▶ _Aim_
Make an exact copy of all the material below, apart from the pictures.

◆ ◆ ◆ ◆ ◆ ◆ ◆

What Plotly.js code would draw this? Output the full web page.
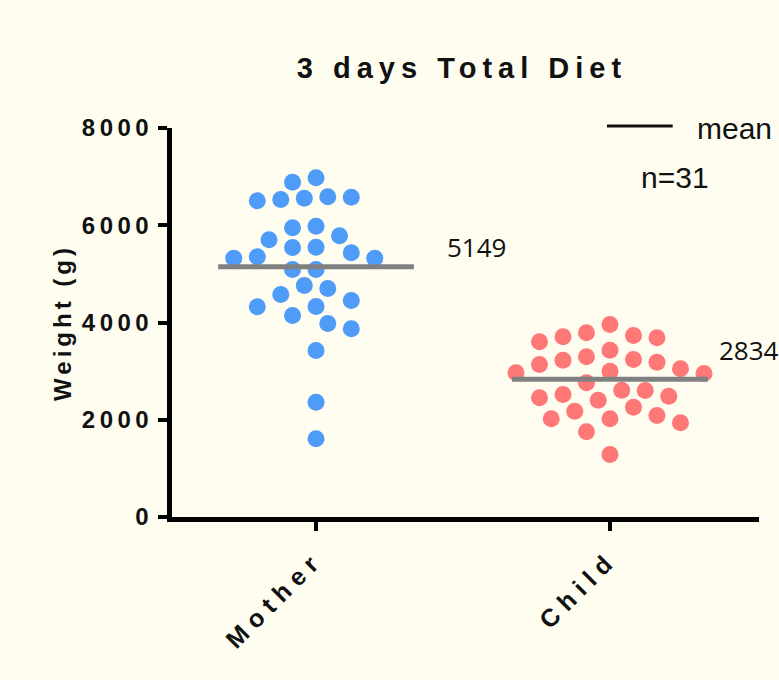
<!DOCTYPE html>
<html><head><meta charset="utf-8">
<script src="https://cdn.plot.ly/plotly-3.0.1.min.js"></script>
<style>
html,body{margin:0;padding:0;background:#FFFDF0;}
#chart{width:779px;height:680px;}
#chart .ytick text{letter-spacing:4.5px;}
#chart .xtick text{letter-spacing:7px;}
#chart .gtitle{letter-spacing:6px;}
#chart .ytitle{letter-spacing:4px;}
</style></head><body><div id="chart"></div>
<script>
// ---- data ----
const categories = ['Mother', 'Child'];
const motherWeights = [6976, 6885, 6585, 6577, 6556, 6530, 6503, 5981, 5948, 5783, 5701, 5549, 5543, 5434, 5351, 5322, 5322, 5090, 5090, 4761, 4699, 4576, 4453, 4329, 4323, 4144, 3980, 3871, 3424, 2361, 1608];
const childWeights = [3959, 3788, 3733, 3706, 3685, 3603, 3430, 3295, 3239, 3225, 3184, 3136, 3048, 2999, 2966, 2951, 2760, 2608, 2602, 2519, 2484, 2451, 2402, 2258, 2176, 2087, 2020, 2020, 1937, 1752, 1285];
const meanValues = [5149, 2834];
const meanLabels = ['5149', '2834'];
const yTickValues = [0, 2000, 4000, 6000, 8000];
const yTickLabels = ['0', '2000', '4000', '6000', '8000'];
const titleText = '3 days Total Diet';
const yAxisTitle = 'Weight (g)';
const legendLabel = 'mean';

// ---- layout geometry ----
const W = 779, H = 680, M = {l: 172, r: 20, t: 128, b: 163};
const plotW = W - M.l - M.r, plotH = H - M.t - M.b;
const xRange = [-0.49, 1.507], yRange = [0, 8000];
const pxPerX = plotW / (xRange[1] - xRange[0]);
const pxPerY = plotH / (yRange[1] - yRange[0]);

// simple beeswarm: spread points horizontally so markers don't overlap
function swarm(values, stepPx, minDist) {
  const order = values.map((v, i) => i).sort((a, b) => values[b] - values[a]);
  const placed = [];
  const offs = new Array(values.length).fill(0);
  for (const i of order) {
    const py = values[i] * pxPerY;
    for (let k = 0; k < 60; k++) {
      const n = k === 0 ? 0 : (k % 2 ? -Math.ceil(k / 2) : k / 2);
      const cx = n * stepPx;
      if (placed.every(p => Math.hypot(p.x - cx, p.y - py) >= minDist)) {
        offs[i] = cx / pxPerX;
        placed.push({x: cx, y: py});
        break;
      }
    }
  }
  return offs;
}

const groups = [motherWeights, childWeights];
const colors = ['#4F9BF8', '#FF7878'];
const traces = [];
groups.forEach((vals, gi) => {
  const offs = swarm(vals, 11.75, 19.5);
  traces.push({
    type: 'scatter', mode: 'markers', name: categories[gi],
    x: vals.map((v, i) => gi + offs[i]), y: vals,
    marker: {color: colors[gi], size: 17, line: {width: 0}},
    hoverinfo: 'y', showlegend: false, cliponaxis: false
  });
});
meanValues.forEach((m, gi) => {
  traces.push({
    type: 'scatter', mode: 'lines',
    x: [gi - 0.333, gi + 0.333], y: [m, m],
    line: {color: '#808080', width: 5},
    showlegend: false, hoverinfo: 'skip'
  });
});

const labelDx = [0.44, 0.364], labelShift = [20, 29];
const annotations = meanLabels.map((t, gi) => ({
  x: gi + labelDx[gi], y: meanValues[gi], xref: 'x', yref: 'y',
  xanchor: 'left', yanchor: 'middle', yshift: labelShift[gi],
  text: t, showarrow: false,
  font: {family: 'Open Sans, sans-serif', size: 26, color: '#111'}
}));
annotations.push({
  x: 0.891, y: 1.0, xref: 'paper', yref: 'paper', xanchor: 'left', yanchor: 'middle',
  text: legendLabel, showarrow: false,
  font: {family: 'Liberation Sans, Arial, sans-serif', size: 30, color: '#111'}
});
annotations.push({
  x: 0.857, y: 0.874, xref: 'paper', yref: 'paper', xanchor: 'center', yanchor: 'middle',
  text: 'n=' + motherWeights.length, showarrow: false,
  font: {family: 'Liberation Sans, Arial, sans-serif', size: 30, color: '#111'}
});

const boldFont = (s) => ({family: 'Liberation Sans, Arial, sans-serif', size: s, color: '#111', weight: 'bold'});

const layout = {
  width: W, height: H, margin: M,
  paper_bgcolor: '#FFFDF0', plot_bgcolor: '#FFFDF0',
  showlegend: false,
  title: {text: titleText, font: boldFont(29), x: 0.494, xref: 'paper', xanchor: 'center',
          y: 1 - 68 / H, yref: 'container', yanchor: 'middle'},
  xaxis: {
    range: xRange, tickvals: [0, 1], ticktext: categories, tickangle: -45,
    showgrid: false, zeroline: false, showline: true, linecolor: '#000', linewidth: 5,
    ticks: 'outside', ticklen: 9, tickwidth: 4, tickcolor: '#000', ticklabelstandoff: 4,
    tickfont: boldFont(25), fixedrange: true
  },
  yaxis: {
    range: yRange, tickvals: yTickValues, ticktext: yTickLabels,
    showgrid: false, zeroline: false, showline: true, linecolor: '#000', linewidth: 5,
    ticks: 'outside', ticklen: 9, tickwidth: 4, tickcolor: '#000',
    tickfont: boldFont(24), fixedrange: true,
    title: {text: yAxisTitle, font: boldFont(24), standoff: 23}
  },
  shapes: [{type: 'line', xref: 'paper', yref: 'paper', x0: 0.741, x1: 0.853, y0: 1.005, y1: 1.005,
            line: {color: '#111', width: 3}}],
  annotations: annotations
};

Plotly.newPlot('chart', traces, layout, {displayModeBar: false, staticPlot: true});
</script></body></html>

◆ ◆ ◆ ◆ ◆ ◆ ◆

▶ _Solution for this problem_
What Plotly.js code would draw this? Output the full web page.
<!DOCTYPE html>
<html><head><meta charset="utf-8">
<script src="https://cdn.plot.ly/plotly-3.0.1.min.js"></script>
<style>
html,body{margin:0;padding:0;background:#FFFDF0;}
#chart{width:779px;height:680px;}
#chart .ytick text{letter-spacing:4.5px;}
#chart .xtick text{letter-spacing:7px;}
#chart .gtitle{letter-spacing:6px;}
#chart .ytitle{letter-spacing:4px;}
</style></head><body><div id="chart"></div>
<script>
// ---- data ----
const categories = ['Mother', 'Child'];
const motherWeights = [6976, 6885, 6585, 6577, 6556, 6530, 6503, 5981, 5948, 5783, 5701, 5549, 5543, 5434, 5351, 5322, 5322, 5090, 5090, 4761, 4699, 4576, 4453, 4329, 4323, 4144, 3980, 3871, 3424, 2361, 1608];
const childWeights = [3959, 3788, 3733, 3706, 3685, 3603, 3430, 3295, 3239, 3225, 3184, 3136, 3048, 2999, 2966, 2951, 2760, 2608, 2602, 2519, 2484, 2451, 2402, 2258, 2176, 2087, 2020, 2020, 1937, 1752, 1285];
const meanValues = [5149, 2834];
const meanLabels = ['5149', '2834'];
const yTickValues = [0, 2000, 4000, 6000, 8000];
const yTickLabels = ['0', '2000', '4000', '6000', '8000'];
const titleText = '3 days Total Diet';
const yAxisTitle = 'Weight (g)';
const legendLabel = 'mean';

// ---- layout geometry ----
const W = 779, H = 680, M = {l: 172, r: 20, t: 128, b: 163};
const plotW = W - M.l - M.r, plotH = H - M.t - M.b;
const xRange = [-0.49, 1.507], yRange = [0, 8000];
const pxPerX = plotW / (xRange[1] - xRange[0]);
const pxPerY = plotH / (yRange[1] - yRange[0]);

// simple beeswarm: spread points horizontally so markers don't overlap
function swarm(values, stepPx, minDist) {
  const order = values.map((v, i) => i).sort((a, b) => values[b] - values[a]);
  const placed = [];
  const offs = new Array(values.length).fill(0);
  for (const i of order) {
    const py = values[i] * pxPerY;
    for (let k = 0; k < 60; k++) {
      const n = k === 0 ? 0 : (k % 2 ? -Math.ceil(k / 2) : k / 2);
      const cx = n * stepPx;
      if (placed.every(p => Math.hypot(p.x - cx, p.y - py) >= minDist)) {
        offs[i] = cx / pxPerX;
        placed.push({x: cx, y: py});
        break;
      }
    }
  }
  return offs;
}

const groups = [motherWeights, childWeights];
const colors = ['#4F9BF8', '#FF7878'];
const traces = [];
groups.forEach((vals, gi) => {
  const offs = swarm(vals, 11.75, 19.5);
  traces.push({
    type: 'scatter', mode: 'markers', name: categories[gi],
    x: vals.map((v, i) => gi + offs[i]), y: vals,
    marker: {color: colors[gi], size: 17, line: {width: 0}},
    hoverinfo: 'y', showlegend: false, cliponaxis: false
  });
});
meanValues.forEach((m, gi) => {
  traces.push({
    type: 'scatter', mode: 'lines',
    x: [gi - 0.333, gi + 0.333], y: [m, m],
    line: {color: '#808080', width: 5},
    showlegend: false, hoverinfo: 'skip'
  });
});

const labelDx = [0.44, 0.364], labelShift = [20, 29];
const annotations = meanLabels.map((t, gi) => ({
  x: gi + labelDx[gi], y: meanValues[gi], xref: 'x', yref: 'y',
  xanchor: 'left', yanchor: 'middle', yshift: labelShift[gi],
  text: t, showarrow: false,
  font: {family: 'Open Sans, sans-serif', size: 26, color: '#111'}
}));
annotations.push({
  x: 0.891, y: 1.0, xref: 'paper', yref: 'paper', xanchor: 'left', yanchor: 'middle',
  text: legendLabel, showarrow: false,
  font: {family: 'Liberation Sans, Arial, sans-serif', size: 30, color: '#111'}
});
annotations.push({
  x: 0.857, y: 0.874, xref: 'paper', yref: 'paper', xanchor: 'center', yanchor: 'middle',
  text: 'n=' + motherWeights.length, showarrow: false,
  font: {family: 'Liberation Sans, Arial, sans-serif', size: 30, color: '#111'}
});

const boldFont = (s) => ({family: 'Liberation Sans, Arial, sans-serif', size: s, color: '#111', weight: 'bold'});

const layout = {
  width: W, height: H, margin: M,
  paper_bgcolor: '#FFFDF0', plot_bgcolor: '#FFFDF0',
  showlegend: false,
  title: {text: titleText, font: boldFont(29), x: 0.494, xref: 'paper', xanchor: 'center',
          y: 1 - 68 / H, yref: 'container', yanchor: 'middle'},
  xaxis: {
    range: xRange, tickvals: [0, 1], ticktext: categories, tickangle: -45,
    showgrid: false, zeroline: false, showline: true, linecolor: '#000', linewidth: 5,
    ticks: 'outside', ticklen: 9, tickwidth: 4, tickcolor: '#000', ticklabelstandoff: 4,
    tickfont: boldFont(25), fixedrange: true
  },
  yaxis: {
    range: yRange, tickvals: yTickValues, ticktext: yTickLabels,
    showgrid: false, zeroline: false, showline: true, linecolor: '#000', linewidth: 5,
    ticks: 'outside', ticklen: 9, tickwidth: 4, tickcolor: '#000',
    tickfont: boldFont(24), fixedrange: true,
    title: {text: yAxisTitle, font: boldFont(24), standoff: 23}
  },
  shapes: [{type: 'line', xref: 'paper', yref: 'paper', x0: 0.741, x1: 0.853, y0: 1.005, y1: 1.005,
            line: {color: '#111', width: 3}}],
  annotations: annotations
};

Plotly.newPlot('chart', traces, layout, {displayModeBar: false, staticPlot: true});
</script></body></html>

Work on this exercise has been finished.